Transport Layer Security (TLS) represents the strongest possible security and the highest difficulty of implementation. TLS provides mutual authentication, as well as dynamic WEP rekeying. The protocol establishes an end-to-end encrypted tunnel for transferring the user's credentials using PKI. In other words, both the client and the server must use digital certificates in order to achieve a secure tunnel. Again, this is good news and bad news. While the PKI solution offers the highest level of security, deploying a full-blown PKI infrastructure is a significantly complicated undertaking.
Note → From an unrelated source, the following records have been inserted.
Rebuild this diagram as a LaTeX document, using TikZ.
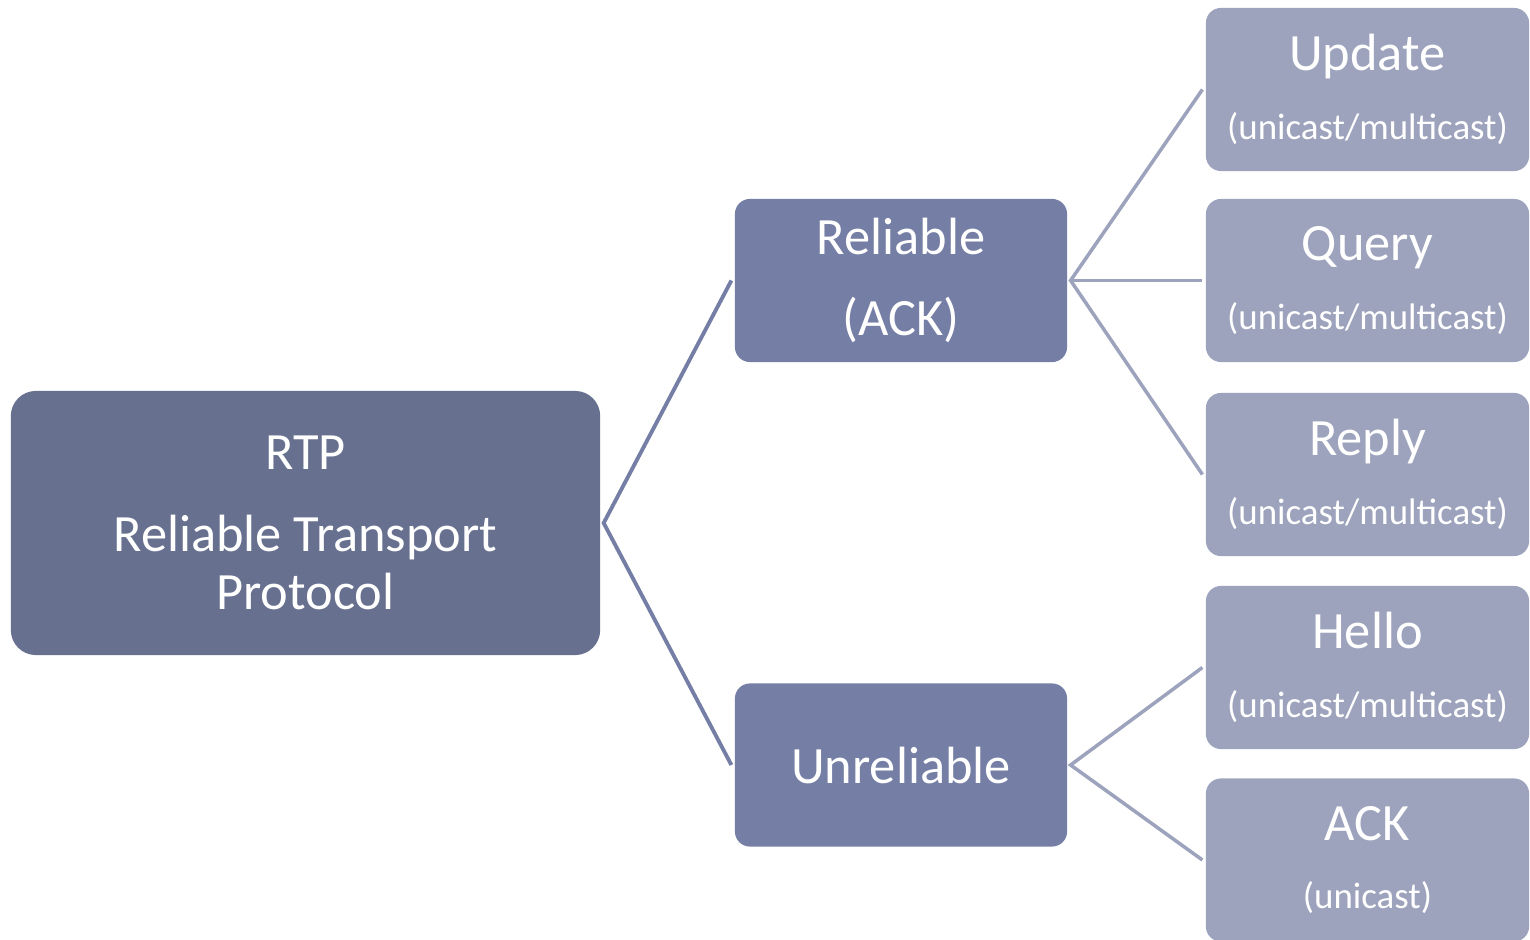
\documentclass[tikz,border=0pt]{standalone}
\usepackage{fontspec}
\setmainfont{Carlito}
\definecolor{rootfill}{RGB}{103,112,143}
\definecolor{midfill}{RGB}{117,126,164}
\definecolor{leaffill}{RGB}{157,163,188}
\newcommand{\castnote}[1]{{\fontsize{10.5}{12}\selectfont #1}}
\begin{document}
\begin{tikzpicture}[x=0.01cm,y=-0.01cm,
  box/.style={rounded corners=0.15cm,text=white,align=center,inner sep=0pt,
    outer sep=0.035cm,font=\fontsize{14.9}{16.5}\selectfont},
  rootbox/.style={box,fill=rootfill,rounded corners=0.25cm,minimum width=5.89cm,minimum height=2.64cm},
  midbox/.style={box,fill=midfill,minimum width=3.32cm,minimum height=1.63cm},
  leafbox/.style={box,fill=leaffill,minimum width=3.23cm,minimum height=1.63cm},
  toplink/.style={draw=midfill,line width=1.1pt},
  leaflink/.style={draw=leaffill,line width=1pt}]
\useasboundingbox (0,0) rectangle (1530,940);
% root
\node[rootbox] (rtp) at (305.5,523) {RTP\\[6.8pt]Reliable Transport\\Protocol};
% second level
\node[midbox] (rel) at (901,280.5) {Reliable\\[6.3pt](ACK)};
\node[midbox] (unrel) at (901,765) {Unreliable};
% leaves
\node[leafbox] (update) at (1367.5,89.5) {Update\\[3pt]\castnote{(unicast/multicast)}};
\node[leafbox] (query) at (1367.5,280.5) {Query\\[3pt]\castnote{(unicast/multicast)}};
\node[leafbox] (reply) at (1367.5,474.5) {Reply\\[3pt]\castnote{(unicast/multicast)}};
\node[leafbox] (hello) at (1367.5,667.5) {Hello\\[3pt]\castnote{(unicast/multicast)}};
\node[leafbox] (ack) at (1367.5,860) {ACK\\[3pt]\castnote{(unicast)}};
% links
\draw[toplink] (rel.west) -- (rtp.east) -- (unrel.west);
\draw[leaflink] (update.west) -- (rel.east) -- (reply.west);
\draw[leaflink] (rel.east) -- (query.west);
\draw[leaflink] (hello.west) -- (unrel.east) -- (ack.west);
\end{tikzpicture}
\end{document}
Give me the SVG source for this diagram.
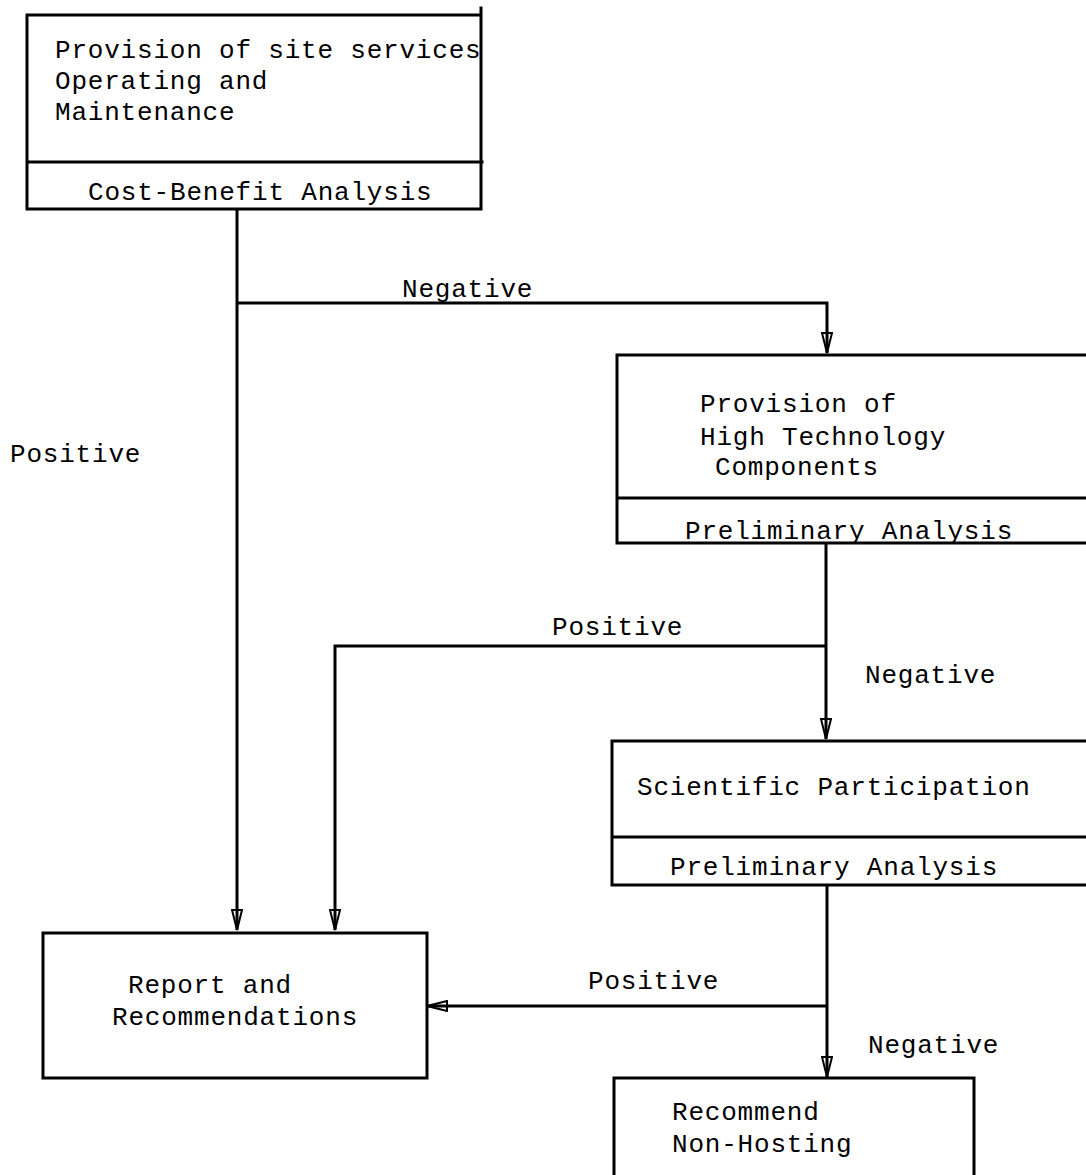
<svg xmlns="http://www.w3.org/2000/svg" width="1086" height="1175" viewBox="0 0 1086 1175">
  <defs>
    <style>
      .bx { stroke: #000; stroke-width: 3; fill: none; stroke-linecap: square; }
      .cn { stroke: #000; stroke-width: 3; fill: none; }
      .t { font-family: "Liberation Mono", "DejaVu Sans Mono", monospace; font-size: 26px; letter-spacing: 0.8px; fill: #000; }
    </style>
    <marker id="arr" viewBox="0 0 22 12" refX="21" refY="6" markerWidth="22" markerHeight="12" markerUnits="userSpaceOnUse" orient="auto">
      <path d="M1,1 L21,6 L1,11 Z" fill="none" stroke="#000" stroke-width="2"/>
    </marker>
  </defs>
  <rect width="1086" height="1175" fill="#fff"/>

  <g id="connectors">
    <path class="cn" d="M237,210 V930" marker-end="url(#arr)"/>
    <path class="cn" d="M237,303 H827 V353" marker-end="url(#arr)"/>
    <path class="cn" d="M826,543 V739" marker-end="url(#arr)"/>
    <path class="cn" d="M826,646 H335 V930" marker-end="url(#arr)"/>
    <path class="cn" d="M827,885 V1077" marker-end="url(#arr)"/>
    <path class="cn" d="M827,1006 H427" marker-end="url(#arr)"/>
    <text class="t" x="402" y="297">Negative</text>
    <text class="t" x="10" y="462">Positive</text>
    <text class="t" x="552" y="635">Positive</text>
    <text class="t" x="865" y="683">Negative</text>
    <text class="t" x="588" y="989">Positive</text>
    <text class="t" x="868" y="1053">Negative</text>
  </g>

  <g id="node-site-services">
    <path class="bx" d="M27,15 H481 M27,15 V209 H481 M481,8 V209 M27,162 H482"/>
    <text class="t" x="55" y="58">Provision of site services</text>
    <text class="t" x="55" y="89">Operating and</text>
    <text class="t" x="55" y="120">Maintenance</text>
    <text class="t" x="88" y="200">Cost-Benefit Analysis</text>
  </g>

  <g id="node-high-tech">
    <path class="bx" d="M1090,355 H617 V543 H1090 M617,498 H1090"/>
    <text class="t" x="700" y="412">Provision of</text>
    <text class="t" x="700" y="445">High Technology</text>
    <text class="t" x="715" y="475">Components</text>
    <text class="t" x="685" y="539">Preliminary Analysis</text>
  </g>

  <g id="node-scientific">
    <path class="bx" d="M1090,741 H612 V885 H1090 M612,837 H1090"/>
    <text class="t" x="637" y="795">Scientific Participation</text>
    <text class="t" x="670" y="875">Preliminary Analysis</text>
  </g>

  <g id="node-report">
    <rect class="bx" x="43" y="933" width="384" height="145"/>
    <text class="t" x="128" y="993">Report and</text>
    <text class="t" x="112" y="1025">Recommendations</text>
  </g>

  <g id="node-non-hosting">
    <path class="bx" d="M614,1180 V1078 H974 V1180"/>
    <text class="t" x="672" y="1120">Recommend</text>
    <text class="t" x="672" y="1152">Non-Hosting</text>
  </g>
</svg>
The next two methods, TTLS and PEAP, are extensions to TLS. For these methods, the AP is authenticated by TLS, then the user is authenticated by another, tunneled protocol. In other words, TLS is used to establish a secure channel (using a server side certificate), then another EAP negotiation is established over the secure channel to authenticate the user.

TTLS

Tunneled Transport Layer Security (TTLS) supports mutual authentication and dynamic WEP re-keying. However, unlike TLS, TTLS only requires a certificate on the server side, not the client side. Clients can then authenticate using passwords. TTLS, therefore, is almost as secure as TLS, but much simpler to deploy.

PEAP

Protected EAP (PEAP) is very similar to TTLS. PEAP supports mutual authentication, and dynamic WEP rekeying and requires only server-side certificates. Because the client authentication is done over a secure channel, it can use another less secure method to authenticate the client. Logically, this is similar to the way a secure online transaction works using HTTPS. After all, HTTPS is just using HTTP (an insecure protocol) over SSL (a secure protocol). When you type https://www.somebank.com, you are using a server-side certificate to authenticate the server (and validate that the public key for that site is authentic), then using PKI to securely exchange keying material for a symmetrical key cipher.

PEAP works in a similar manner. You use the server certificate to authenticate the server and then you can plug in another EAP type to authenticate the client. Therefore, you could, in theory use PEAP together with MS-CHAP version 2.0 and it would be secure because the MS-CHAP conversation would occur inside the secured PEAP tunnel.